L’analyse de la littérature scientifique permet de mettre en évidence le fait que ces équipes sont avant tout caractérisées par une clarté et une compréhension communes des objectifs, des rôles et des responsabilités. Chaque membre de l’équipe sait ce qui est attendu de lui et comment sa contribution contribue aux résultats globaux. De plus, les équipes à haute performance adoptent une communication ouverte et transparente, favorisant la collaboration et l’échange d’idées.
La confiance mutuelle est également une caractéristique essentielle des équipes à haute performance. Les membres de l’équipe se font confiance et sont prêts à prendre des risques et à partager leurs idées sans craindre d’être jugés ou critiqués. Cela implique une culture organisationnelle transparente et ouverte à la critique. En outre, ces équipes sont souvent composées de membres ayant des compétences et des profils complémentaires, ce qui favorise la synergie et la complémentarité des efforts.
Quelles pratiques pour développer des équipes à haute performance ?
L’étude met en évidence plusieurs pratiques clés pour développer la performance collective.
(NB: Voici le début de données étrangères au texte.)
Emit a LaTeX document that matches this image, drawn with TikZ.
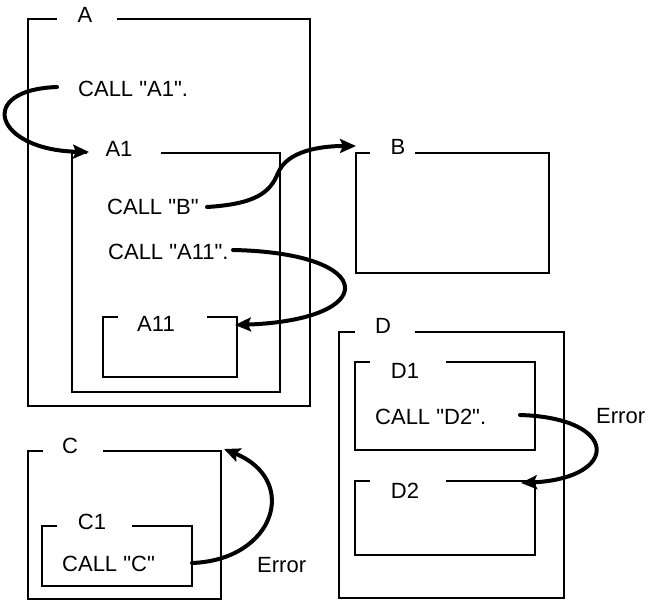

La formation et le développement des compétences des membres de l’équipe restent naturellement le premier levier. Au-delà de temps de formation formels, les organisations gagneront à proposer des temps d’échange de pratiques, d’auto-formation, d’immersion ou de mise en situation afin de faciliter le transfert de savoirs.
La création d’un climat de confiance et de soutien est également essentielle. Les gouvernances et les managers doivent construire un environnement où les membres de l’équipe se sentent en sécurité pour exprimer leurs idées, poser des questions et demander de l’aide. En favorisant une culture de soutien mutuel, les équipes peuvent surmonter les obstacles et résoudre les problèmes de manière collaborative.
La communication efficace est un autre ingrédient clé pour développer des équipes à haute performance. Les gestionnaires doivent encourager une communication ouverte et transparente, en fournissant des canaux de communication clairs et en favorisant la participation active de tous les membres de l’équipe. L’efficience des pratiques de communication interne (système de réunions, outils de communication, dispositifs de remontée d’information, etc.) est donc essentielle.
Enfin, la reconnaissance et la récompense des contributions exceptionnelles sont essentielles pour maintenir la motivation et l’engagement des membres de l’équipe. Les gouvernances doivent ainsi reconnaître les réalisations individuelles et collectives et proposer une rétribution adaptée. Cette rétribution devra prendre en considération les situations d’exception où des efforts exceptionnels auront été consentis.
Que nous enseignent ces études ?
Les revues d’évidence du CIPD nous rappellent que la performance est avant tout un construit collectif. Dans l’actuel contexte très marqué par la recherche de « talents » individuels, il est utile de s’appuyer sur ce travail pour rappeler que la performance est avant tout un construit collectif. Favoriser une performance durable passe donc par le développement d’un contexte organisationnel favorable permettant le développement des collaborations et l’expression des compétences.
Enfin, il nous semble utile de souligner la qualité des revues de littérature appliquées du CIPD. Cette vulgarisation de qualité facilite le continuum entre la recherche fondamentale et les pratiques de terrain et encourage un management éclairé par les apports scientifiques. Aucun organisme français ne joue aujourd’hui un tel rôle. Le discours scientifique reste globalement cloisonné et détaché des pratiques de terrain. Il serait opportun que les acteurs institutionnels français s’inspirent de ces approches pour rendre accessible les apports de la recherche et encourager des pratiques managériales fondées sur l’évidence scientifique.